PENDAHULUAN
Banyak ahli telah
mencoba mendefinisikan konsep perencanaan menurut cara pandangnya masing-masing
dan biasanya definisinya sangat tergantung dari perspektifnya terhadap
perencanaan yang dimaksud. Diana Conyers dan Peter Hills (1984,hal.3) juga
memberikan definisinya tentang perencanaan. Menurut mereka, perencanaan adalah
suatu proses berkelanjutan yang melibatkan keputusan-keputusan atau
pilihan-pilihan tentang alternatif pemanfaatan sumber daya yang ada dengan
maksud mencapai tujuan tertentu di masa yang akan datang. Definisi ini melihat
perencanaan dari perspektif sistem sebab suatu proses yang berkelanjutan tidak
mungkin terlepas dari serangkaian hubungan yang saling terkait satu sama lain
dan saling berpengaruh di antara mereka. Dalam konteks sistem ini maka ada
komponen input, proses, output dan feedback dalam suatu perencanaan dimana
masing-masing komponen tersebut dapat diintervensi oleh faktor-faktor di luar
maupun di dalam sistem perencanaan tersebut.

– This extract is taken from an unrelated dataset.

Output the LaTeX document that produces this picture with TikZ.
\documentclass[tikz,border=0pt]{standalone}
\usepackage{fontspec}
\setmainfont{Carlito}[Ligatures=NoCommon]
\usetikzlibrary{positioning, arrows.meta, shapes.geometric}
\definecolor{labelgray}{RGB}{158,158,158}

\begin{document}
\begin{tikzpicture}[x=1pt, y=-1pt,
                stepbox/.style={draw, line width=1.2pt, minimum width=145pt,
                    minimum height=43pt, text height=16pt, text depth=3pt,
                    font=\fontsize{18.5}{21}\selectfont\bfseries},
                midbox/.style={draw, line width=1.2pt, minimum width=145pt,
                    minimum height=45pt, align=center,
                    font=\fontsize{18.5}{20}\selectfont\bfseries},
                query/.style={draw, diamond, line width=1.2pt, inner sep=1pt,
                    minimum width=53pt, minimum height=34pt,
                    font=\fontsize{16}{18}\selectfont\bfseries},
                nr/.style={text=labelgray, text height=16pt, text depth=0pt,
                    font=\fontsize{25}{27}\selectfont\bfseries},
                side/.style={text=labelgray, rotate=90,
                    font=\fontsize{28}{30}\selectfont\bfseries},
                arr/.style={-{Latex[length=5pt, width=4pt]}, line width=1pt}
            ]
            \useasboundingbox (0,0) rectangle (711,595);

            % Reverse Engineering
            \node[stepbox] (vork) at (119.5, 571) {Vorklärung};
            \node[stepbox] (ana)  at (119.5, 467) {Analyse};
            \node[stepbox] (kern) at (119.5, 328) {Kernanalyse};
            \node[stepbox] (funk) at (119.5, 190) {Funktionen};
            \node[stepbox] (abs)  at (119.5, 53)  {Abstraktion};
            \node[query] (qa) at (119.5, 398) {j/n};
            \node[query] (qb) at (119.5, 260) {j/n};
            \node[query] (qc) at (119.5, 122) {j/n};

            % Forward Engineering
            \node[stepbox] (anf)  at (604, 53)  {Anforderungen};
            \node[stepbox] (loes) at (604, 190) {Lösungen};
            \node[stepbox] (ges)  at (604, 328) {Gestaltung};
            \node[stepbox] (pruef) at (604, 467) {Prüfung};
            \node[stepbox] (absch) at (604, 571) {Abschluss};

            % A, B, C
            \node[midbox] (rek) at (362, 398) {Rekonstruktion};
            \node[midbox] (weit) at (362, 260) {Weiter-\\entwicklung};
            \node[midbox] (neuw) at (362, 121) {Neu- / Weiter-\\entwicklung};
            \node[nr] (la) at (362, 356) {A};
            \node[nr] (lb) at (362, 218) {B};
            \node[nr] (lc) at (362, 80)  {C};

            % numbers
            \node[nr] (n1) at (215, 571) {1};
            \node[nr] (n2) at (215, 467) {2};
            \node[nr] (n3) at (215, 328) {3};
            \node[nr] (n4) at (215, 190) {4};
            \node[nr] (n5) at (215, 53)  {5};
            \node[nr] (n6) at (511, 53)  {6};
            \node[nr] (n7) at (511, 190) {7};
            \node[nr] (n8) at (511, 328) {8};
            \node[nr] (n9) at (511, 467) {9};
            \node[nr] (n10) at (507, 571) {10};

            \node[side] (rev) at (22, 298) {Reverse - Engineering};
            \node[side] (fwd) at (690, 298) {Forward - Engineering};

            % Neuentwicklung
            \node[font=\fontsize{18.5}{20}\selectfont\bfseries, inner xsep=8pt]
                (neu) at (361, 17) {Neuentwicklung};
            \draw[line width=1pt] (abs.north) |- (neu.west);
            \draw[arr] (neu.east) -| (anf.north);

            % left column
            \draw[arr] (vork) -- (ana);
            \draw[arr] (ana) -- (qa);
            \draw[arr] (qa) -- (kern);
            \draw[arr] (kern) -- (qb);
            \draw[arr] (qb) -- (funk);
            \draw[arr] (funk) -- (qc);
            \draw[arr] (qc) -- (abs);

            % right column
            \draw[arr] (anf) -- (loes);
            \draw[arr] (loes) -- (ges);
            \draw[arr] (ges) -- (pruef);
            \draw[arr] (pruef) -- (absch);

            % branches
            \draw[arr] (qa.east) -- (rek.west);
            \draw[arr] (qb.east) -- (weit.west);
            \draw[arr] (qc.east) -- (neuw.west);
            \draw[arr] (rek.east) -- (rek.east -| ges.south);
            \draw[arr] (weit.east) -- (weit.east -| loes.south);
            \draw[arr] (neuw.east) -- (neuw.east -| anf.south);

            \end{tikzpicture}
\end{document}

Conyers dan Hills menegaskan
dalam tulisannya tentang keterkaitan perencanaan dengan faktor-faktor lain
melalui pernyataannya bahwa “Salah satu implikasi yang paling signifikan dari
keterkaitan antara perencanaan, pembuatan kebijakan dan pelaksanaan adalah
kenyataan bahwa perencanaan tidak dapat dianggap terpisah dari lingkungan
sosial, administrasi dan khususnya lingkungan politik dimana ia harus
beroperasi. Hal ini penting terutama untuk mempertimbangkan sistem politik di
negara yang bersangkutan (misalnya cara dimana para pemimpin politik berkuasa,
apakah menggunakan sistem satu partai atau multi partai dan derajat
sentralisasi atau desentralisasi), ideologi politik pemerintah yang berkuasa
dan struktur sosial masyarakat.“ (Conyers dan Hills, 1984, hal.17). Tulisan ini
secara khusus akan menggambarkan bagaimana pengaruh aspek lingkungan sosial di
dalam perencanaan pembangunan di Indonesia. Menurut Mary Jo Hatch (1997,hal.

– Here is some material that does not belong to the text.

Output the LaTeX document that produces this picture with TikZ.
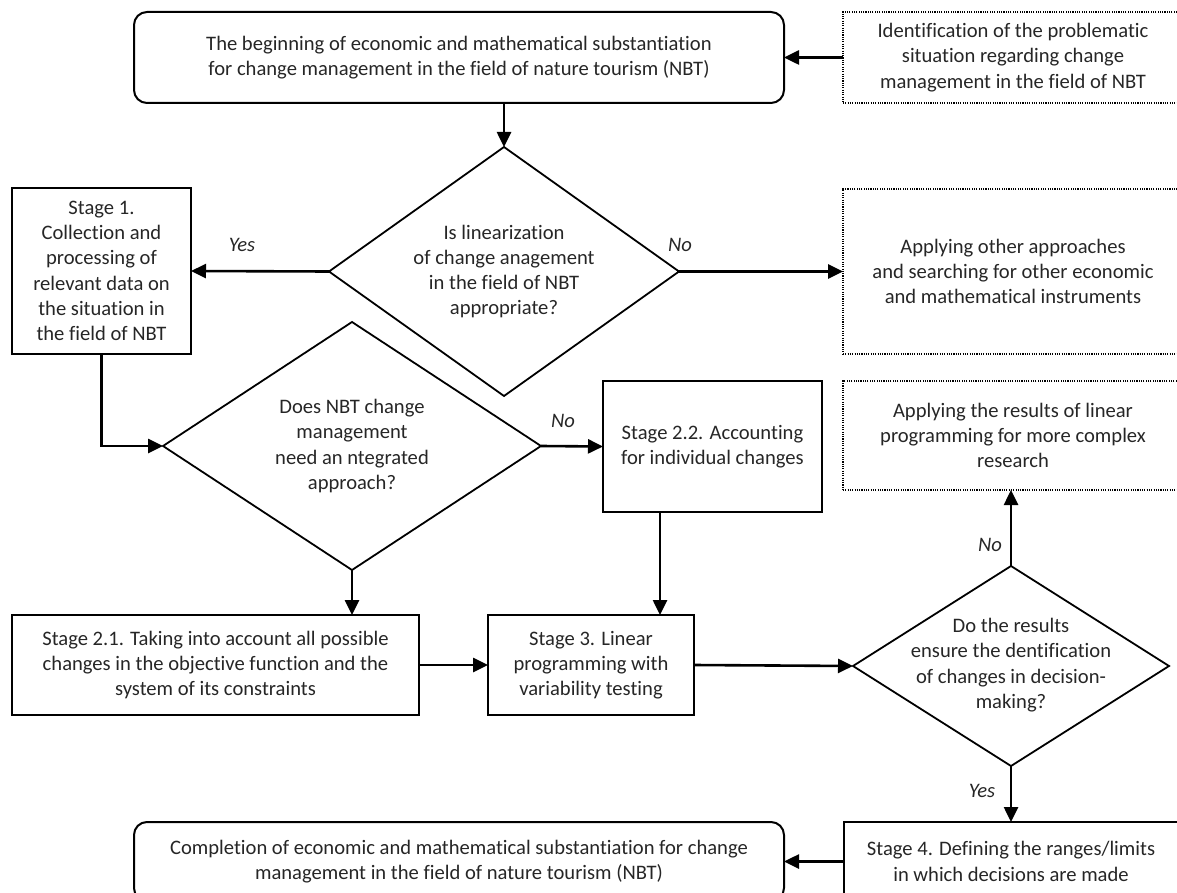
\documentclass[tikz,border=0pt]{standalone}
\usepackage{fontspec}
\setmainfont[Ligatures=NoCommon]{Carlito}
\usetikzlibrary{shapes.geometric,arrows.meta}
\begin{document}
\begin{tikzpicture}[x=1pt,y=-1pt,
  every node/.style={font=\fontsize{20.6}{25.3}\selectfont, text=black!85, align=center, inner sep=0pt, outer sep=0pt},
  rbox/.style={draw, line width=2pt, rounded corners=13pt, anchor=center},
  sbox/.style={draw, line width=2pt, anchor=center},
  dbox/.style={draw, line width=1.2pt, dash pattern=on 1.1pt off 1.2pt, anchor=center},
  dia/.style={draw, diamond, line width=1.8pt, shape aspect=1},
  lab/.style={font=\fontsize{20.6}{25.3}\selectfont\itshape},
  arr/.style={line width=2.6pt, -{Triangle[length=15pt,width=14pt]}}
]
\useasboundingbox (0,0) rectangle (1177,893);
\clip (0,0) rectangle (1177,893);

% boxes
\node[rbox, minimum width=650pt, minimum height=91pt] (top) at (459,57.5)
  {The beginning of economic and mathematical substantiation\\for change management in the field of nature tourism (NBT)};
\node[dbox, minimum width=340pt, minimum height=91pt] (ident) at (1013,57.5)
  {Identification of the problematic\\situation regarding change\\management in the field of NBT};
\node[dbox, minimum width=340pt, minimum height=165pt] (other) at (1013,271.5)
  {Applying other approaches\\and searching for other economic\\and mathematical instruments};
\node[dbox, minimum width=340pt, minimum height=109pt] (apply) at (1013,435.5)
  {Applying the results of linear\\programming for more complex\\research};
\node[sbox, minimum width=179pt, minimum height=166pt] (s1) at (101.5,271)
  {Stage 1.\\Collection and\\processing of\\relevant data on\\the situation in\\the field of NBT};
\node[sbox, minimum width=219pt, minimum height=131pt] (s22) at (712.5,446.5)
  {Stage 2.2. Accounting\\for individual changes};
\node[sbox, minimum width=407pt, minimum height=100pt] (s21) at (215.5,665)
  {Stage 2.1. Taking into account all possible\\changes in the objective function and the\\system of its constraints};
\node[sbox, minimum width=206pt, minimum height=100pt] (s3) at (591,665)
  {Stage 3. Linear\\programming with\\variability testing};
\node[sbox, minimum width=334pt, minimum height=79pt] (s4) at (1011,861.5)
  {Stage 4. Defining the ranges/limits\\in which decisions are made};
\node[rbox, minimum width=650pt, minimum height=79pt] (bot) at (459,861.5)
  {Completion of economic and mathematical substantiation for change\\management in the field of nature tourism (NBT)};

% diamonds
\node[dia, minimum width=350pt, minimum height=249pt] (d1) at (504,271.5) {};
\node at (d1.center) {Is linearization\\of change anagement\\in the field of NBT\\appropriate?};
\node[dia, minimum width=378pt, minimum height=248pt] (d2) at (352,446) {};
\node at (d2.center) {Does NBT change\\management\\need an ntegrated\\approach?};
\node[dia, minimum width=316pt, minimum height=200pt] (d3) at (1011,666) {};
\node at ([yshift=1pt]d3.center) {Do the results\\ensure the dentification\\of changes in decision-\\making?};

% connectors
\draw[arr] (ident.west) -- (top.east);
\draw[arr] (d1.north |- top.south) -- (d1.north);
\draw[arr] (d1.west) -- (s1.east);
\draw[arr] (d1.east) -- (other.west);
\draw[arr] (s1.south) |- (d2.west);
\draw[arr] (d2.east) -- (s22.west);
\draw[arr] (d2.south) -- (d2.south |- s21.north);
\draw[arr] ([xshift=-52.5pt]s22.south) -- ([xshift=69pt]s3.north);
\draw[arr] (s21.east) -- (s3.west);
\draw[arr] (s3.east) -- (d3.west);
\draw[arr] (d3.north) -- (d3.north |- apply.south);
\draw[arr] (d3.south) -- (s4.north);
\draw[arr] (s4.west) -- (bot.east);

% labels
\node[lab] (lyes1) at (242,245) {Yes};
\node[lab] (lno1) at (680,245) {No};
\node[lab] (lno2) at (563,421) {No};
\node[lab] (lno3) at (990,545) {No};
\node[lab] (lyes2) at (982,791) {Yes};
\end{tikzpicture}
\end{document}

68), sektor lingkungan sosial selalu dikaitkan
dengan struktur kelas, demografi, pola mobilitas, gaya hidup dan lembaga sosial
tradisional termasuk sistem pendidikan, praktik-praktik keagamaan, perdagangan
dan profesi. Beberapa sektor lingkungan
sosial yang dikemukakan Hatch di atas akan dibahas dalam tulisan ini.
LINGKUNGAN SOSIAL DAN
PERENCANAAN PEMBANGUNAN
1.
Pengaruh
Lembaga Sosial Tradisional Terhadap Perencanaan Pembangunan
Lembaga sosial tradisional yang
dibicarakan dalam konteks tulisan ini mengacu pada cara pandang Hyden terhadap
masyarakat sipil. Hyden (1997) menegaskan bahwa masyarakat sipil adalah arena tempat asosiasi-asosiasi berkompetisi
untuk mempengaruhi, dalam interaksinya dengan negara atau organisasi-organisasi
antar pemerintah dan sekaligus adalah agen
pada dirinya sendiri. Foley dan Edward melihat masyarakat sipil atas dua sudut
pandang yaitu sebagai aktor/agen dan sebagai arena. Dalam konteks masyarakat
sipil sebagai aktor/agen, maka istilah yang biasanya digunakan adalah
Organisasi Masyarakat Sipil (OMS). Hyden membedakan OMS dalam dua pengertian
yaitu yang minimalis dan maksimalis. OMS yang minimalis hanya mencakup mereka
yang secara politis dan civic benar-benar melindungi dan memperjuangkan
norma-norma demokratis; sedangkan OMS yang maksimalis adalah semua organisasi atau
asosiasi yang berada di luar sektor negara.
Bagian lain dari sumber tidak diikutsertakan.